Martin v. State

198 S.W. 956 | Tex. Crim. App. | 1917

Appellant was convicted for accomplice to arson and the jury assessed his punishment at the lowest prescribed by law at the time of the trial, and recommended his sentence be suspended.

In one count appellant was indicted as an accomplice to arson — the arson committed by Raymond Williams and Otis Allen. In another count as an accomplice of an attempt of arson by the same persons. He properly pleaded for a suspended sentence. The court submitted to the jury both of said counts for a finding and also the law of suspended sentence as applicable to each. The jury found him guilty under the first count, and also in their verdict properly recommended that his sentence be suspended. After the verdict the judge concluded that the suspended sentence could not be applied to a conviction for said offense of accomplice to arson and thereupon declined to enter a judgment suspending the sentence, but instead entered judgment and sentence imposing confinement in the penitentiary for the term of years found by the jury.

The Act of 1913, page 8, section 1, article 865b, Vernon's Criminal Statutes, provides that when there is a conviction of felony, except, among others, for arson, and the penalty imposed is five years or less, the court shall suspend the sentence upon the recommendation and finding of the jury to that effect. This article does not except accomplice to any offense. There is no separate offense prescribed by our law as an "accomplice," but there is an offense of an "accomplice" to most crimes. An accomplice to any given offense must be specifically indicted as such. (1 Branch's Ann. P.C., sec. 724, and authorities noted.) No person indicted as a principal for any offense can be convicted as an accomplice to such an offense; and vice versa, no person indicted as an accomplice of any given offense can be convicted as a principal therein. Arson is one offense and an accomplice to arson is an entirely separate and distinct offense. Crook v. State, 27 Texas Crim. App., 243; Kaufman v. State, 70 Tex. Crim. 438. As an accomplice to arson was not one of the excepted felonies where a suspended sentence was not applicable the court clearly erred in entering a sentence imposing imprisonment in the penitentiary on appellant and in not suspending his sentence.

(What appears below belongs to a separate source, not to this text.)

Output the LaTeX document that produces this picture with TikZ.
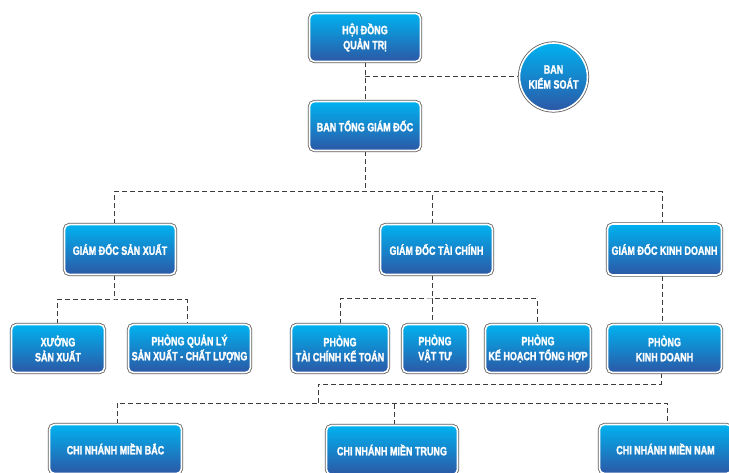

Perhaps the trial court was misled in this matter by an expression by Judge Hurt in Carlisle v. State, 31 Tex. Crim. 546, wherein he, in one sentence, said: "In this State there is no distinction between the punishment of an accomplice and a principal. Why? Because the crime is the same." The sole question decided and discussed in the Carlisle case was the question of venue. In that case murder by Carlisle's principal was committed in Grayson County. Carlisle was not a principal therein but an accomplice of the murder, and at the time of the murder was not in Grayson County but in another county. The court held that the accomplice could be prosecuted in Grayson County where the murder was committed of which he was an accomplice.

In the construction and application of our suspended sentence law *201 statute, and the proceedings in this court when the lower court has wrongfully refused to suspend the sentence in accordance with the verdict, this court has reversed the sentence with instructions to the lower court to enter the judgment suspending the sentence, take the accused's recognizance and discharge him. Baker v. State, 70 Tex.Crim. Rep.; Martin v. State,71 Tex. Crim. 212; Brown et al. v. State, 71 Tex. Crim. 212. We now adhere to that procedure, and reverse said sentence and instruct the lower court to enter the proper judgment suspending the sentence and discharge him on his own recognizance, in accordance with the verdict and law.

Reversed with instructions.

Reversed with instructions.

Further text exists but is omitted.